Here’s the funny thing about drug dealer names. They are not usually meant to conjure images of congeniality and fairness. Big Worm is called Big Worm for a reason, and when it comes to light that Smokey has been living up to his name instead of selling product, this particular Worm gives his minion an ultimatum to come up with $200 or eat lead. Not wanting to die alone, Smokey drops Chris’ name, drawing a death sentence for them both. I once had until the end of the day to come up with $500 or get thrown out of my apartment. It’s amazing what you can do when the alternative is that final. So not surprisingly, the two most unmotivated guys in town discover a heretofore untapped reservoir of energy when they have till the end of the day - Friday - to come up with the cash.

I know, so much for the light hearted urban comedy, right?

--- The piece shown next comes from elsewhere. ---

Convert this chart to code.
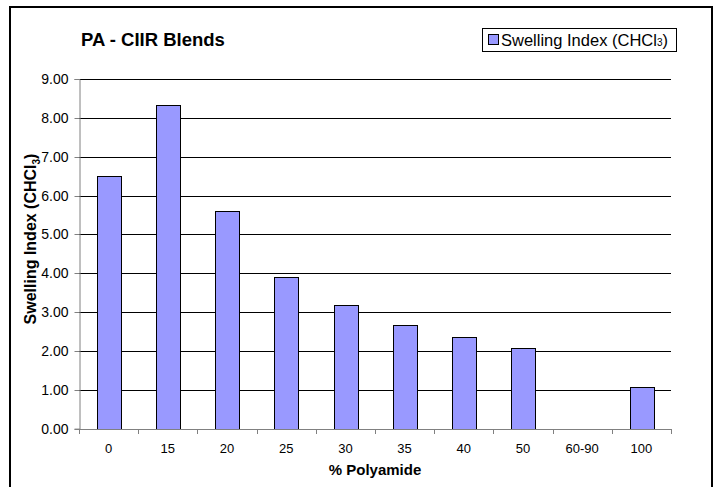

It sounds ominous but while Friday makes an effort to touch on certain aspects of the inner city experience, it’s all somewhat secondary to the slapstick. The requisite themes are all there - family, self sufficiency, resistance to violence and and graft, and what it really means to be a man (fists are all you need, apparently). I would argue that brains are all you need, but it’s not my script. And speaking of the script, Cube and DJ Pooh do a very solid job of touching on these themes while avoiding most of the ham-handed philosophical frippery you get in films written by say, Tyler Perry. Chris's journey from boy to man is not without meaning, but it manages to be fun and accessible enough that watching Friday for the first time in many years, I find myself a little sad I haven’t revisited it more recently.

In fact, considering the (creative) peaks and valleys to which Ice Cube and Chris Tucker have recently succumbed, it’s even slightly more depressing. But it’s fun to look back and bask in what once was, and what might have been. Friday is good clean fun, holds up pretty well, and if you’re into learning lessons, you’ll never eat another caramel chocolate crunch as long as you live.